Edit history: v1, 12 Feb 1991, Sandra Loosemore

v2, 15 Feb 1991, Sandra Loosemore (comments from KAB)

v3, 13 Mar 1991, Sandra Loosemore

Problem description:

It is permitted for DEFCONSTANT to note the definition of the constant

at compile-time in such a way that the definition is visible only to

the file compiler and not to the evaluator. This can lead to

incorrect behavior in user code that uses CONSTANTP, for example in

macro expansion functions. Such code needs to explicitly indicate in

some way whether it wishes to deal with constant definitions in the

environment seen by the file compiler (the "remote environment"), or

in the current environment.

Proposal (CONSTANTP-ENVIRONMENT:ADD-ARG):

Add an optional environment argument to the function CONSTANTP. If

the argument is NIL or not supplied, it defaults to the null lexical

and the current global environment.

CONSTANTP may use the environment to determine whether a symbol has

been globally defined as a constant (as with DEFCONSTANT).

Unless at least one of proposals CONSTANTP-DEFINITION:INTENTIONAL,

CONSTANTP-DEFINITION:ADD-ARGUMENT, or

SYMBOL-MACROS-AND-PROCLAIMED-SPECIALS:SHADOWING-PERMITTED is accepted,

the value returned by CONSTANTP may not depend on lexical information

in the environment.

Examples:

???

Rationale:

It solves the problem in a way that is consistent with the way it is

handled in other places in the language.

Current Practice:

Chestnut's Lisp-to-C translator implements this proposal.

Cost to Implementors:

The cost of adding the environment argument is quite small.

In implementations that do not support remote environments, the argument

can simply be ignored.

Cost to Users:

The behavior of existing programs that call CONSTANTP without an

environment argument will not be affected.

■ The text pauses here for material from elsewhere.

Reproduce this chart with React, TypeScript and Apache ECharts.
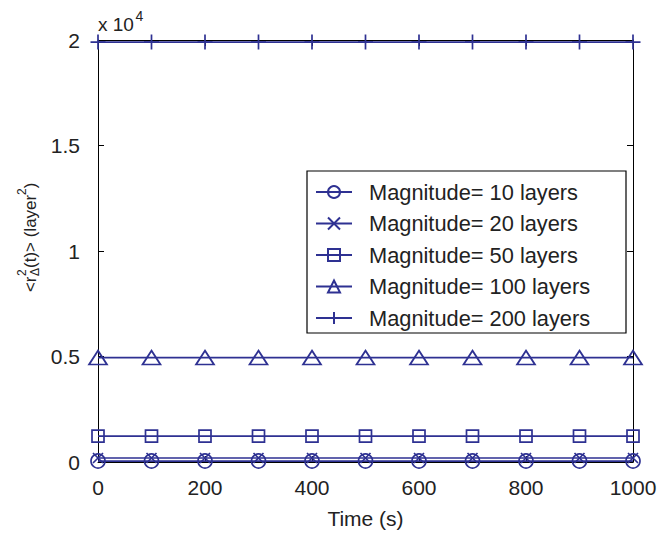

However, there is some

motivation for users to change calls to CONSTANTP to pass an environment

argument where appropriate, since in implementations that do support

remote environments, calling CONSTANTP without an environment argument

might result in NIL being returned for some things that could otherwise

have been detected as constant.

Cost of non-adoption:

Some programs will work incorrectly.

Performance impact:

Minor.

Benefits:

The cost of non-adoption is avoided.

Esthetics:

Looks OK to me.

Discussion:

If proposal SYMBOL-MACROS-AND-PROCLAIMED-SPECIALS:SHADOWING-PERMITTED

is accepted, CONSTANTP needs to accept an environment argument so that

it can detect when a defined constant has been lexically shadowed by a

symbol macro.

If proposal CONSTANTP-DEFINITION:INTENTIONAL or ADD-ARGUMENT passes,

CONSTANTP needs to accept an environment argument so that it can perform

the additional kinds of analysis these proposals permit (such as

macroexpansion) in the correct lexical environment.

Proposal CONSTANTP-ENVIRONMENT:ADD-ARG only extends the syntax of

CONSTANTP and permits CONSTANTP to use *global* information in the

environment. Issues SYMBOL-MACROS-AND-PROCLAIMED-SPECIALS and

CONSTANTP-DEFINITION include proposals that would require that

CONSTANTP also be sensitive to *lexical* information in the environment.

The costs to users and implementors that this would involve are

potentially much higher, but are more properly costs associated with

those other proposals, not CONSTANTP-ENVIRONMENT:ADD-ARG.